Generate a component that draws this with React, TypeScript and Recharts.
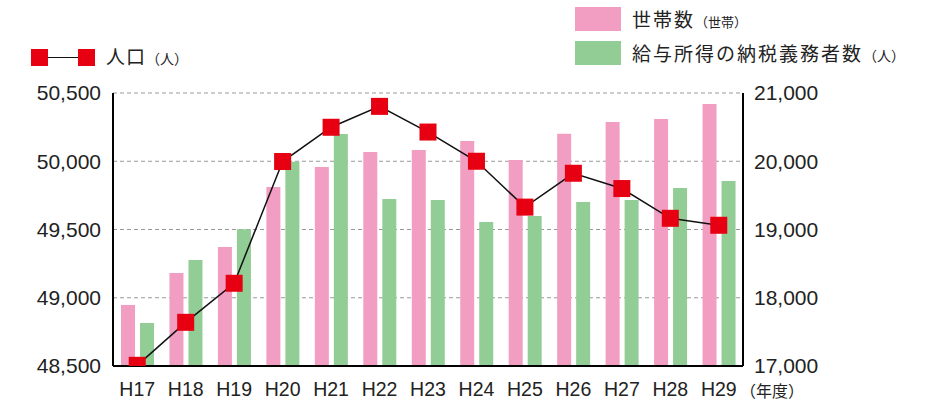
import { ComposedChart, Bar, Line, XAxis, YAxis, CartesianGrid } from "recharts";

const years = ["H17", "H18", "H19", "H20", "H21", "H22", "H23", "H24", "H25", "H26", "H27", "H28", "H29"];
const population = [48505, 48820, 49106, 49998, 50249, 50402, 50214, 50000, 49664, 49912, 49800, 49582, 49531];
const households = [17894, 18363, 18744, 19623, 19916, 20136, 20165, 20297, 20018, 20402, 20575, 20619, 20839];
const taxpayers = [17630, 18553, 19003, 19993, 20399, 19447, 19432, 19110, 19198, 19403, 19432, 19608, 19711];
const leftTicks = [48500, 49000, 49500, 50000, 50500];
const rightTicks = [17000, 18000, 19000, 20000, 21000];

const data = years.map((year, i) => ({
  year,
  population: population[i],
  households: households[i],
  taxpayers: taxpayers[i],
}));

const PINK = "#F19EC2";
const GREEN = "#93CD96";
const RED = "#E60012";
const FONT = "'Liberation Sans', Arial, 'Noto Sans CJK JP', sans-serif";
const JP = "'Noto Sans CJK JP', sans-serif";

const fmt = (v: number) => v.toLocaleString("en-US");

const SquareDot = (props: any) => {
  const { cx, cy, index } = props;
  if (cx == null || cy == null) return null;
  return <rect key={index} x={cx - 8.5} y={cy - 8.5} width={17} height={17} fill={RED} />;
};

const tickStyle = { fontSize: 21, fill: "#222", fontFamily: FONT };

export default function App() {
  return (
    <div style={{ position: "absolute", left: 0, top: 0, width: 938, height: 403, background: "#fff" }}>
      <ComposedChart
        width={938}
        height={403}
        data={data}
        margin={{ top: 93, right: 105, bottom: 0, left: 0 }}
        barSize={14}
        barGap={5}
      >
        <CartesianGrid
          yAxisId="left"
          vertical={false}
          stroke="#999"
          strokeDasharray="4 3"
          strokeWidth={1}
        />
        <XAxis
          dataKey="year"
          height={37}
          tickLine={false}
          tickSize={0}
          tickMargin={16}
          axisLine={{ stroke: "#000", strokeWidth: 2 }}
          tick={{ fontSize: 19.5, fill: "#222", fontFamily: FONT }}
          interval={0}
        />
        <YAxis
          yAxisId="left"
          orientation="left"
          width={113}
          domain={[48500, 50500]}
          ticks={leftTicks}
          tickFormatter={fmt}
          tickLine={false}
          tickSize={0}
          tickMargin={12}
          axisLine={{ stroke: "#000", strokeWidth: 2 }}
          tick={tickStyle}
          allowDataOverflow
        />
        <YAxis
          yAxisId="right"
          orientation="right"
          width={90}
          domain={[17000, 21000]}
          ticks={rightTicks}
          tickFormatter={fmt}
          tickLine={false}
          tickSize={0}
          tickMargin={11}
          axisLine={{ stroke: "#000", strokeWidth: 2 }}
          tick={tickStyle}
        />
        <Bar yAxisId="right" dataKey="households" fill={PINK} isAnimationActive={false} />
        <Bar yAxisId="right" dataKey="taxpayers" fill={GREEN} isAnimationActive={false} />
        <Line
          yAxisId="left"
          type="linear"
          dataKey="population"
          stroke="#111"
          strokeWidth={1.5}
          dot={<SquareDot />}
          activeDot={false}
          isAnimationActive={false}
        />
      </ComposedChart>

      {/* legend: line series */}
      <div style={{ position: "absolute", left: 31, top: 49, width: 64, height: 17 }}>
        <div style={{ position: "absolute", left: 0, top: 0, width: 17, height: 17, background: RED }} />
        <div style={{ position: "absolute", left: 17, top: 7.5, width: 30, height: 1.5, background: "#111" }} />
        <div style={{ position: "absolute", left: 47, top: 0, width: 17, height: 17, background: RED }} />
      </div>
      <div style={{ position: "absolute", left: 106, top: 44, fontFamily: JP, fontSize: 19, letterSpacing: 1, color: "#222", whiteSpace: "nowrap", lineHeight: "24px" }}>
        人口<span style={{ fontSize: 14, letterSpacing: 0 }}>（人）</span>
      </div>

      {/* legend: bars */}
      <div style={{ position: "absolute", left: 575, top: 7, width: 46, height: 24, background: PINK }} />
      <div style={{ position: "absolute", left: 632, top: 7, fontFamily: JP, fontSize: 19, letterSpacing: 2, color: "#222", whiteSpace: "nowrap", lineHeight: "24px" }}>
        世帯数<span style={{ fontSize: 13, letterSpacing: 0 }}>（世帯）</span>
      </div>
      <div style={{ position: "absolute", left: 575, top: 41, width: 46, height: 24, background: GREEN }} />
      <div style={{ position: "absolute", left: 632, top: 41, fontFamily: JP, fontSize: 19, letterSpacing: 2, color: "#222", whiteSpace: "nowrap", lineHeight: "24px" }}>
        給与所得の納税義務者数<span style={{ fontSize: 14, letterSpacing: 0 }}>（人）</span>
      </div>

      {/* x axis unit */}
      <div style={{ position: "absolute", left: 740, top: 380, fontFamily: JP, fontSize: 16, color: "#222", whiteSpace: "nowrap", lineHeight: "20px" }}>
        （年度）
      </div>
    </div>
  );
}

**Exercise**
In this exercise, set down all of the data exactly, without the pictures.

**Solution for this exercise**
Generate a component that draws this with React, TypeScript and Recharts.
import { ComposedChart, Bar, Line, XAxis, YAxis, CartesianGrid } from "recharts";

const years = ["H17", "H18", "H19", "H20", "H21", "H22", "H23", "H24", "H25", "H26", "H27", "H28", "H29"];
const population = [48505, 48820, 49106, 49998, 50249, 50402, 50214, 50000, 49664, 49912, 49800, 49582, 49531];
const households = [17894, 18363, 18744, 19623, 19916, 20136, 20165, 20297, 20018, 20402, 20575, 20619, 20839];
const taxpayers = [17630, 18553, 19003, 19993, 20399, 19447, 19432, 19110, 19198, 19403, 19432, 19608, 19711];
const leftTicks = [48500, 49000, 49500, 50000, 50500];
const rightTicks = [17000, 18000, 19000, 20000, 21000];

const data = years.map((year, i) => ({
  year,
  population: population[i],
  households: households[i],
  taxpayers: taxpayers[i],
}));

const PINK = "#F19EC2";
const GREEN = "#93CD96";
const RED = "#E60012";
const FONT = "'Liberation Sans', Arial, 'Noto Sans CJK JP', sans-serif";
const JP = "'Noto Sans CJK JP', sans-serif";

const fmt = (v: number) => v.toLocaleString("en-US");

const SquareDot = (props: any) => {
  const { cx, cy, index } = props;
  if (cx == null || cy == null) return null;
  return <rect key={index} x={cx - 8.5} y={cy - 8.5} width={17} height={17} fill={RED} />;
};

const tickStyle = { fontSize: 21, fill: "#222", fontFamily: FONT };

export default function App() {
  return (
    <div style={{ position: "absolute", left: 0, top: 0, width: 938, height: 403, background: "#fff" }}>
      <ComposedChart
        width={938}
        height={403}
        data={data}
        margin={{ top: 93, right: 105, bottom: 0, left: 0 }}
        barSize={14}
        barGap={5}
      >
        <CartesianGrid
          yAxisId="left"
          vertical={false}
          stroke="#999"
          strokeDasharray="4 3"
          strokeWidth={1}
        />
        <XAxis
          dataKey="year"
          height={37}
          tickLine={false}
          tickSize={0}
          tickMargin={16}
          axisLine={{ stroke: "#000", strokeWidth: 2 }}
          tick={{ fontSize: 19.5, fill: "#222", fontFamily: FONT }}
          interval={0}
        />
        <YAxis
          yAxisId="left"
          orientation="left"
          width={113}
          domain={[48500, 50500]}
          ticks={leftTicks}
          tickFormatter={fmt}
          tickLine={false}
          tickSize={0}
          tickMargin={12}
          axisLine={{ stroke: "#000", strokeWidth: 2 }}
          tick={tickStyle}
          allowDataOverflow
        />
        <YAxis
          yAxisId="right"
          orientation="right"
          width={90}
          domain={[17000, 21000]}
          ticks={rightTicks}
          tickFormatter={fmt}
          tickLine={false}
          tickSize={0}
          tickMargin={11}
          axisLine={{ stroke: "#000", strokeWidth: 2 }}
          tick={tickStyle}
        />
        <Bar yAxisId="right" dataKey="households" fill={PINK} isAnimationActive={false} />
        <Bar yAxisId="right" dataKey="taxpayers" fill={GREEN} isAnimationActive={false} />
        <Line
          yAxisId="left"
          type="linear"
          dataKey="population"
          stroke="#111"
          strokeWidth={1.5}
          dot={<SquareDot />}
          activeDot={false}
          isAnimationActive={false}
        />
      </ComposedChart>

      {/* legend: line series */}
      <div style={{ position: "absolute", left: 31, top: 49, width: 64, height: 17 }}>
        <div style={{ position: "absolute", left: 0, top: 0, width: 17, height: 17, background: RED }} />
        <div style={{ position: "absolute", left: 17, top: 7.5, width: 30, height: 1.5, background: "#111" }} />
        <div style={{ position: "absolute", left: 47, top: 0, width: 17, height: 17, background: RED }} />
      </div>
      <div style={{ position: "absolute", left: 106, top: 44, fontFamily: JP, fontSize: 19, letterSpacing: 1, color: "#222", whiteSpace: "nowrap", lineHeight: "24px" }}>
        人口<span style={{ fontSize: 14, letterSpacing: 0 }}>（人）</span>
      </div>

      {/* legend: bars */}
      <div style={{ position: "absolute", left: 575, top: 7, width: 46, height: 24, background: PINK }} />
      <div style={{ position: "absolute", left: 632, top: 7, fontFamily: JP, fontSize: 19, letterSpacing: 2, color: "#222", whiteSpace: "nowrap", lineHeight: "24px" }}>
        世帯数<span style={{ fontSize: 13, letterSpacing: 0 }}>（世帯）</span>
      </div>
      <div style={{ position: "absolute", left: 575, top: 41, width: 46, height: 24, background: GREEN }} />
      <div style={{ position: "absolute", left: 632, top: 41, fontFamily: JP, fontSize: 19, letterSpacing: 2, color: "#222", whiteSpace: "nowrap", lineHeight: "24px" }}>
        給与所得の納税義務者数<span style={{ fontSize: 14, letterSpacing: 0 }}>（人）</span>
      </div>

      {/* x axis unit */}
      <div style={{ position: "absolute", left: 740, top: 380, fontFamily: JP, fontSize: 16, color: "#222", whiteSpace: "nowrap", lineHeight: "20px" }}>
        （年度）
      </div>
    </div>
  );
}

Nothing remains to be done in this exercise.